Prompt:
Leave out the pictures, and retype only the lines from the beginning of the material through the line that contains "(0,0) rectangle (959,622);", including both.
=-=-=-=-=
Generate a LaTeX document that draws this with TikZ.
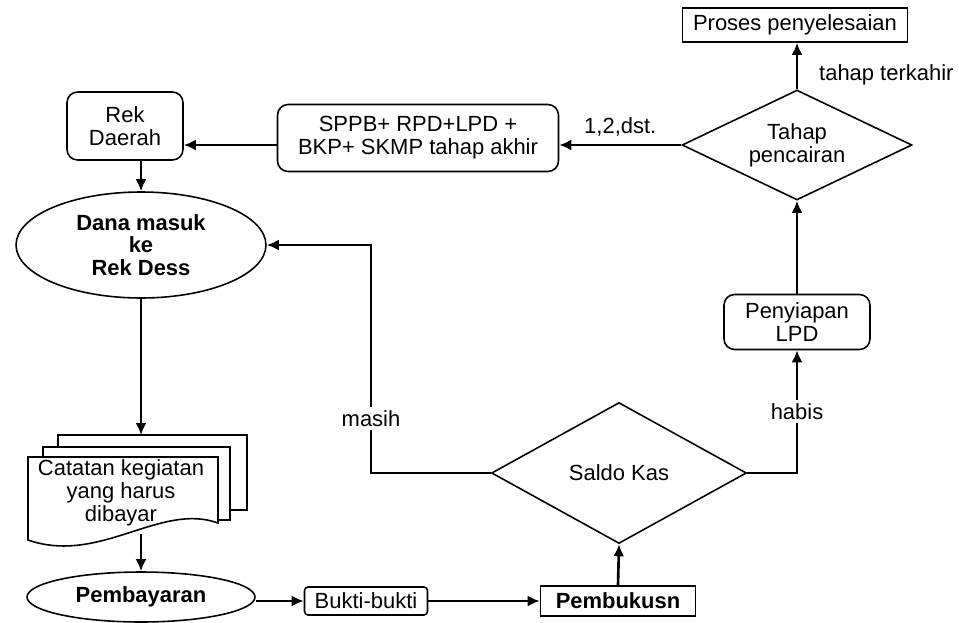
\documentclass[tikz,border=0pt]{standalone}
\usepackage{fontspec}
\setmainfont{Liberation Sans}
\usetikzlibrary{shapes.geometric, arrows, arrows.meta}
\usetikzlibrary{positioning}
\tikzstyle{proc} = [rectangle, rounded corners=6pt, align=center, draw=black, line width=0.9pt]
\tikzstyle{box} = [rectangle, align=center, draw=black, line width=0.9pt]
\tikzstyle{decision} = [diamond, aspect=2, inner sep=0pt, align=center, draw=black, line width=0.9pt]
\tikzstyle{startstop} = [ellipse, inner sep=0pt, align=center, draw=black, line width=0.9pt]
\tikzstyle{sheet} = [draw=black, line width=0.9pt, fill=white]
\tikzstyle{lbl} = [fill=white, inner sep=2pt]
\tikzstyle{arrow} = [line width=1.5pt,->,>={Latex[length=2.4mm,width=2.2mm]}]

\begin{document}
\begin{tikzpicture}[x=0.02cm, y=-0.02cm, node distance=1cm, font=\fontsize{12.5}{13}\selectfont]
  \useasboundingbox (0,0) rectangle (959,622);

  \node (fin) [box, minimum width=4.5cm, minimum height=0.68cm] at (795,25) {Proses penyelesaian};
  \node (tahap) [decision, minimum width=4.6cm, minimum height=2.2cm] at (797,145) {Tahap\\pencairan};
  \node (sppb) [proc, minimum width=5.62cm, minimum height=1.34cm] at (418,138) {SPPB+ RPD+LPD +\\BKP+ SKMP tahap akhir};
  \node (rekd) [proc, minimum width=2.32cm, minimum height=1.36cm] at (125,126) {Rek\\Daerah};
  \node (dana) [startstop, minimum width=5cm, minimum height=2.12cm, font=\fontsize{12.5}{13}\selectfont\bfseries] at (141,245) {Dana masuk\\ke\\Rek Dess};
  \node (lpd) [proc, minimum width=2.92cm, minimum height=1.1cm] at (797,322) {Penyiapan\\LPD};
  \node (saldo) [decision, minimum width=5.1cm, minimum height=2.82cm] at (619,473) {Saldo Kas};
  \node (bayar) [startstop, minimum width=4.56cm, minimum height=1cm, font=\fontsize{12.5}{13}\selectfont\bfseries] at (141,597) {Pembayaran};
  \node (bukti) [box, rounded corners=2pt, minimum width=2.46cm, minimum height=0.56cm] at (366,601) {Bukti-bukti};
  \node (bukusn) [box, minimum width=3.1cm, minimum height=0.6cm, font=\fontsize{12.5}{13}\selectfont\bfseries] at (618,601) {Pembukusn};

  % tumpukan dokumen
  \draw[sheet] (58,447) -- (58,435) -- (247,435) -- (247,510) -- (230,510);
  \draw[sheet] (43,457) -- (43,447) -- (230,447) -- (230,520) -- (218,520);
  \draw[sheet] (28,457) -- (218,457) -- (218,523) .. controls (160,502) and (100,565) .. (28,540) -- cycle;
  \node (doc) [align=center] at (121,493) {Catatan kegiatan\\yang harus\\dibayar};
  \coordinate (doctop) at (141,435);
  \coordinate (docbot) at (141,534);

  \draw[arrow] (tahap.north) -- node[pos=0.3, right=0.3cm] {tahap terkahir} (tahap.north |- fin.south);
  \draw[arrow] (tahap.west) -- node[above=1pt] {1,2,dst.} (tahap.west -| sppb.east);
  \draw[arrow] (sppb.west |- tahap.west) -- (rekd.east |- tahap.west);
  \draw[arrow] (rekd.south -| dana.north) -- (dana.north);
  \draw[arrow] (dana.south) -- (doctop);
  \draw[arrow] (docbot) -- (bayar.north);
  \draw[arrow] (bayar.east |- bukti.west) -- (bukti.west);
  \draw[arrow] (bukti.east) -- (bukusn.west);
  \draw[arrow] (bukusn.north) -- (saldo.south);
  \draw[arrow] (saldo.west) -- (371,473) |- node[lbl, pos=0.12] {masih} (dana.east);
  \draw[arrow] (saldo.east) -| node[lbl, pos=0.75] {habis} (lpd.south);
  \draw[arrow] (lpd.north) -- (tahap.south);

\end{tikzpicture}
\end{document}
=-=-=-=-=
Result of this exercise:
Generate a LaTeX document that draws this with TikZ.
\documentclass[tikz,border=0pt]{standalone}
\usepackage{fontspec}
\setmainfont{Liberation Sans}
\usetikzlibrary{shapes.geometric, arrows, arrows.meta}
\usetikzlibrary{positioning}
\tikzstyle{proc} = [rectangle, rounded corners=6pt, align=center, draw=black, line width=0.9pt]
\tikzstyle{box} = [rectangle, align=center, draw=black, line width=0.9pt]
\tikzstyle{decision} = [diamond, aspect=2, inner sep=0pt, align=center, draw=black, line width=0.9pt]
\tikzstyle{startstop} = [ellipse, inner sep=0pt, align=center, draw=black, line width=0.9pt]
\tikzstyle{sheet} = [draw=black, line width=0.9pt, fill=white]
\tikzstyle{lbl} = [fill=white, inner sep=2pt]
\tikzstyle{arrow} = [line width=1.5pt,->,>={Latex[length=2.4mm,width=2.2mm]}]

\begin{document}
\begin{tikzpicture}[x=0.02cm, y=-0.02cm, node distance=1cm, font=\fontsize{12.5}{13}\selectfont]
  \useasboundingbox (0,0) rectangle (959,622);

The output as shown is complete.